Copyright © Socialist Review.
Copied with thanks from the Socialist Review Archive.
Marked up by Einde O’Callaghan for ETOL.
The two issues dominating left wing politics in Britain are how do we get rid of the Tories and what can be done to stop the rise of fascism? On both counts, the next month may well prove decisive. The local elections in early May – for London and parts of the rest of the country – have assumed a disproportionate importance as they will be used to judge whether John Major and his weak, corrupt government can survive. They will also help to indicate whether the fascist BNP’s election victory in the Isle of Dogs last September was a flash in the pan or something more enduring.
There are signs that the political temperature is rising in the run up to the elections. There is growing opposition to the fascists in the unions and the localities. That fight was given a great boost by the TUC march against racism in Tower Hamlets last month with many local people turning out to join the demonstration.

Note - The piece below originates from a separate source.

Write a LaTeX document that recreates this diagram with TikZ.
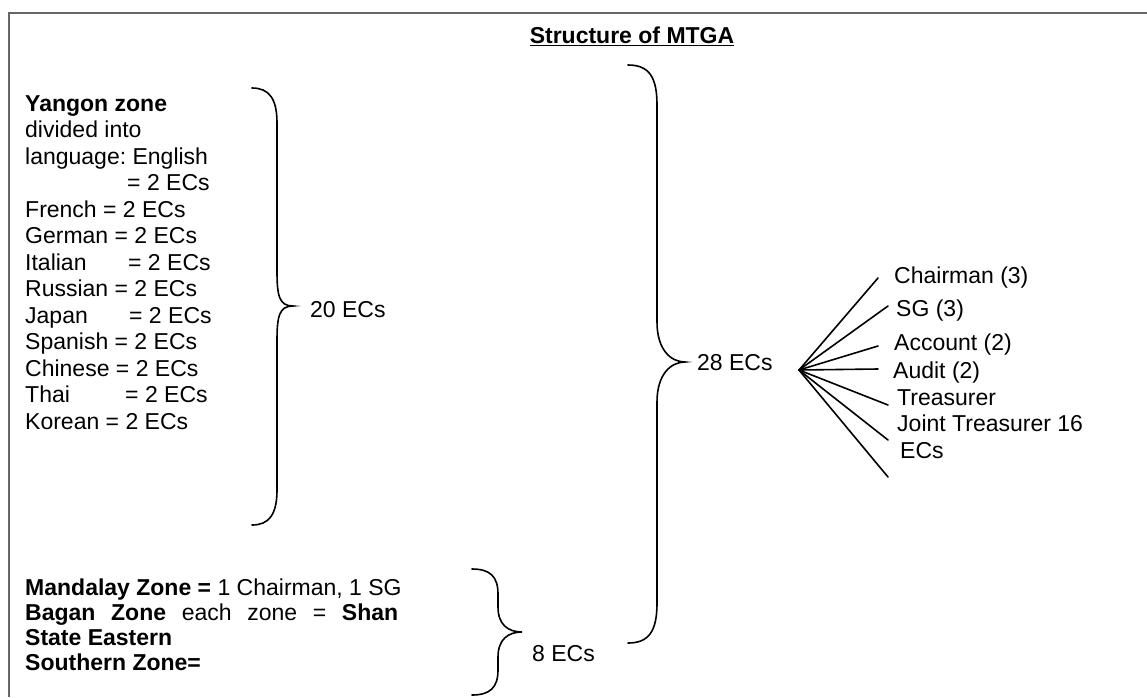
\documentclass[tikz,border=0pt]{standalone}
\usepackage{fontspec}
\setmainfont{Liberation Sans}
\frenchspacing
\newcommand{\mybrace}[7]{%
 \draw[bracestyle] (#1,#4) .. controls (#2-8,#4) and (#2,#4+#7*0.3) .. (#2,#4+#7) -- (#2,#5-#7) .. controls (#2,#5-#7*0.3) and (#3-14,#5) .. (#3,#5) .. controls (#3-14,#5) and (#2,#5+#7*0.3) .. (#2,#5+#7) -- (#2,#6-#7) .. controls (#2,#6-#7*0.3) and (#2-8,#6) .. (#1,#6);}
\begin{document}
\begin{tikzpicture}[x=1pt,y=-1pt,
  txt/.style={anchor=base west, inner sep=0pt, font=\fontsize{23}{26.5}\selectfont},
  bracestyle/.style={line width=1.6pt, line cap=round},
  fanline/.style={line width=1.6pt, line cap=round},
  frameline/.style={line width=2pt, draw=black!60}]
\useasboundingbox (0,0) rectangle (1147,697);
\fill[white] (0,0) rectangle (1147,697);
\draw[frameline] (9,697) -- (9,12.5) -- (1147,12.5);
% title
\node[inner sep=0pt, font=\fontsize{23}{26.5}\selectfont\bfseries] (title) at (632,36) {\underline{Structure of MTGA}};
% Yangon block
\node[txt] (y0) at (25,111) {\textbf{Yangon zone}};
\node[txt] (y1) at (25,137.5) {divided into};
\node[txt] (y2) at (25,164) {language: English};
\node[txt] (y3) at (127,190.5) {= 2 ECs};
\node[txt] (y4) at (25,217) {French = 2 ECs};
\node[txt] (y5) at (25,243.5) {German = 2 ECs};
\node[txt] (y6) at (25,270) {\makebox[103pt][l]{Italian}= 2 ECs};
\node[txt] (y7) at (25,296.5) {Russian = 2 ECs};
\node[txt] (y8) at (25,323) {\makebox[104pt][l]{Japan}= 2 ECs};
\node[txt] (y9) at (25,349.5) {Spanish = 2 ECs};
\node[txt] (y10) at (25,376) {Chinese = 2 ECs};
\node[txt] (y11) at (25,402.5) {\makebox[100pt][l]{Thai}= 2 ECs};
\node[txt] (y12) at (25,429) {Korean = 2 ECs};
% braces
\mybrace{252}{277}{293}{88}{306}{525}{35}
\node[txt] (ec20) at (310,317) {20 ECs};
\mybrace{628}{657}{685}{65}{362}{643}{40}
\node[txt] (ec28) at (697,370) {28 ECs};
\mybrace{472}{498}{522}{569}{632}{695}{25}
\node[txt] (ec8) at (532,661) {8 ECs};
% bottom block
\node[txt] (m1) at (25,595) {\textbf{Mandalay Zone =} 1 Chairman, 1 SG};
\node[txt] (m2) at (25,620) {\makebox[373pt][s]{\textbf{Bagan} \textbf{Zone} each zone = \textbf{Shan}}};
\node[txt] (m3) at (25,645) {\textbf{State Eastern}};
\node[txt] (m4) at (25,670) {\textbf{Southern Zone=}};
% fan
\coordinate (hub) at (799,370);
\coordinate (e1) at (878,278);
\coordinate (e2) at (888,306);
\coordinate (e3) at (878,346);
\coordinate (e4) at (878,369);
\coordinate (e5) at (888,405);
\coordinate (e6) at (888,440);
\coordinate (e7) at (888,477);
\foreach \i in {1,...,7} \draw[fanline] (hub) -- (e\i);
\node[txt] (f1) at (894,283) {Chairman (3)};
\node[txt] (f2) at (896,316) {SG (3)};
\node[txt] (f3) at (894,350) {Account (2)};
\node[txt] (f4) at (893,378) {Audit (2)};
\node[txt] (f5) at (897,405) {Treasurer};
\node[txt] (f6) at (897,431) {Joint Treasurer 16};
\node[txt] (f7) at (900,458) {ECs};
\end{tikzpicture}
\end{document}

This was the largest mobilisation against racism in the area since the Anti Nazi League Carnival in 1978. The 50,000 to 60,000 who turned out could easily have been two or three times the numbers if cheap transport (or indeed any transport) was laid on from many areas outside London, and if the TUC leaders had been actively campaigning for the march in factories and offices up and down the country.

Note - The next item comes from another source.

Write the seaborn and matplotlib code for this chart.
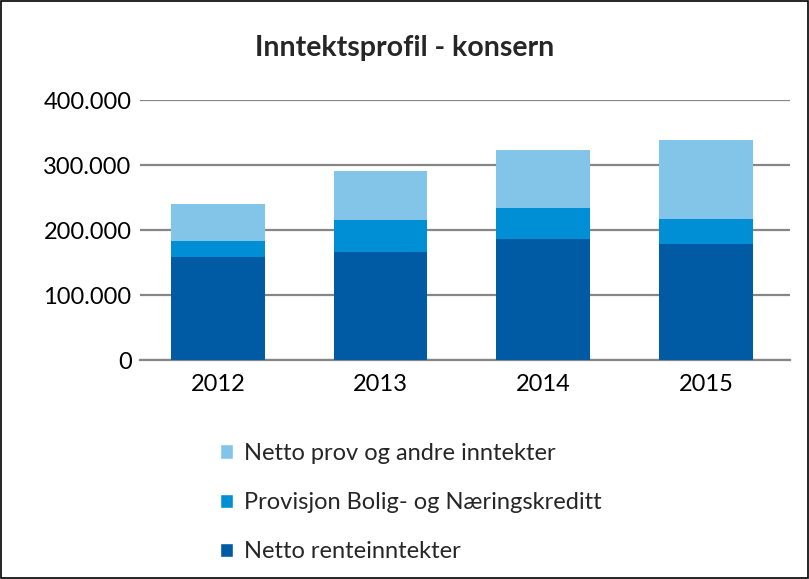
import numpy as np
import matplotlib
matplotlib.use("Agg")
import matplotlib.pyplot as plt
import pandas as pd
import seaborn as sns
from matplotlib.patches import Rectangle, Patch

# data (tusen kr)
years = ["2012", "2013", "2014", "2015"]
netto_rente = [159, 167, 187, 178]
provisjon = [25, 49, 47, 39]
netto_prov = [57, 75, 89, 122]

series_names = ["Netto renteinntekter", "Provisjon Bolig- og Næringskreditt",
                "Netto prov og andre inntekter"]
colors = ["#005BA4", "#008FD4", "#82C5E8"]

sns.set_style("white")
plt.rcParams["font.family"] = ["Lato", "DejaVu Sans"]

fig = plt.figure(figsize=(8.09, 5.79), dpi=100)
ax = fig.add_axes([0.173, 0.378, 0.804, 0.449])

df = pd.DataFrame({"year": years, series_names[0]: netto_rente,
                   series_names[1]: provisjon, series_names[2]: netto_prov})
bottom = np.zeros(len(years))
for name, col in zip(series_names, colors):
    sns.barplot(data=df, x="year", y=name, color=col, width=0.575,
                bottom=bottom, ax=ax, saturation=1, zorder=3, linewidth=0)
    bottom = bottom + df[name].values

ax.set_ylim(0, 400)
ax.set_xlim(-0.48, 3.52)
ax.set_yticks([0, 100, 200, 300, 400])
ax.set_yticklabels([f"{v*1000:,.0f}".replace(",", ".") for v in [0, 100, 200, 300, 400]])
ax.yaxis.grid(True, color="#868686", linewidth=1.6, zorder=0)
ax.set_axisbelow(True)
for s in ["top", "right", "left"]:
    ax.spines[s].set_visible(False)
ax.spines["bottom"].set_color("#868686")
ax.spines["bottom"].set_linewidth(1.6)
ax.tick_params(axis="both", length=0, labelsize=17, colors="black")
ax.tick_params(axis="x", pad=10)
ax.tick_params(axis="y", pad=6)
ax.set_xlabel("")
ax.set_ylabel("")

fig.text(0.5, 0.917, "Inntektsprofil - konsern", ha="center", va="center",
         fontsize=20.5, fontweight="bold")

handles = [Patch(facecolor=c) for c in colors[::-1]]
fig.legend(handles, series_names[::-1], loc="upper left",
           bbox_to_anchor=(0.246, 0.272), frameon=False, fontsize=17,
           handlelength=0.55, handleheight=0.55, handletextpad=0.45,
           labelspacing=1.2)

fig.patches.append(Rectangle((0.001, 0.001), 0.998, 0.998, transform=fig.transFigure,
                             fill=False, edgecolor="black", linewidth=1.2))

fig.savefig("out.png", dpi=100, facecolor="white")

Where rank and file activists mobilised, the results were very encouraging. But too many unions, especially some of the manual workers’ unions, backed the march in name only. So many union members – or people who were not even in a union – turned up as individuals, not as part of organised delegations.

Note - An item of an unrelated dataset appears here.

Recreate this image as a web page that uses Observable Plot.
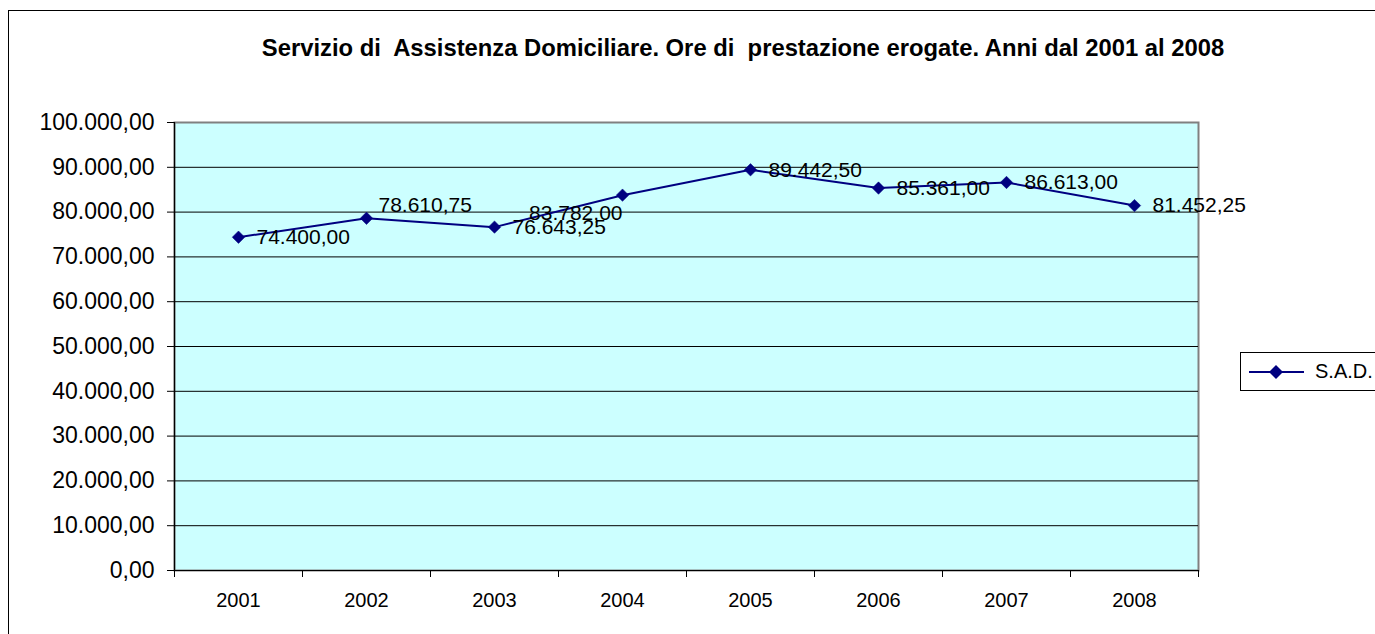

Even so, the result was a very impressive show of opposition to racism and fascism from within the trade union movement, success which can feed other campaigns involving trade union members.
Meanwhile hatred of the Tories shows no sign of abating. They are set to do disastrously in May and in the European elections in June. The tax increases which take effect this month are likely to create even more of a political storm. Increases in mortgages (through the reduction of tax relief), national insurance contributions (which go up by 1 percent) and VAT on fuel will mean worse living standards for the vast majority of workers.
It is often hard for the anger felt at Tory policy, and at the attacks coming from the bosses, to develop into any tangible form. Few of the protests are reported in national newspapers or on television. But despite the national union leaders doing nothing to build campaigns there are signs of a heightened level of class struggle. The workers at Girobank won their pay rise after a series of one day strikes. The mainly women workers also won improved maternity leave. At Rover’s Longbridge car plant in Birmingham there were a series of protests and walkouts over bonus payments. A strike in London’s Tower Hamlets over funding for Section 11 teachers led to a demonstration of 1,200. Threats of redundancies at Pilkington and Beecham’s in St Helens led to a march of 1,500 through the town. Thousands of Sheffield council workers struck against wage cuts and British Telecom workers in London balloted over attacks on work conditions.
These were just some of the industrial disputes in March. The problem is that there is no national focus and the TUC does its best to make sure it stays that way.
However, there are signs that this can change. The engineers’ right wing union leader Gavin Laird responded bitterly to a speech by David Hunt, Tory employment secretary, last month with these words:
‘Your government is about the destruction of the British trade union movement. You’re going to fail, but you’re going to destroy people like me. The kind of person who will take over from me will be the kind you deserve.’
Similarly, the row over Liberal leader Paddy Ashdown not being invited to speak at the TUC demo over racism gives a sense of the pressure TUC leaders are under. They were pressured by local activists disgusted at the behaviour of local Tower Hamlets Liberals, who refused to even allow the demonstration a park to disperse in.
The fact that the TUC stood up to media and Liberal pressure in however limited a way gave trade union activists a boost. But one demonstration cannot on its own turn the tide against the Nazis. Building groups against the Nazis in workplaces – among teachers, civil servants, postal workers and the rest – can weaken the fascists and also help to strengthen working class organisation.
But we also have to look at wider issues to undercut them. The fascists attract people because they seem to have plausible answers to the social and economic problems people face: unemployment, housing shortage, cuts in services. Labour has little to say to these people but instead pursues policies aimed at attracting middle class voters – and so leaves some of its traditional voters increasingly in despair.
More than anything else, a rise in the level of class struggle, and a growth in the influence of the unions and the working class movement can provide a bulwark against fascism. Socialists have to put every effort into helping this come about.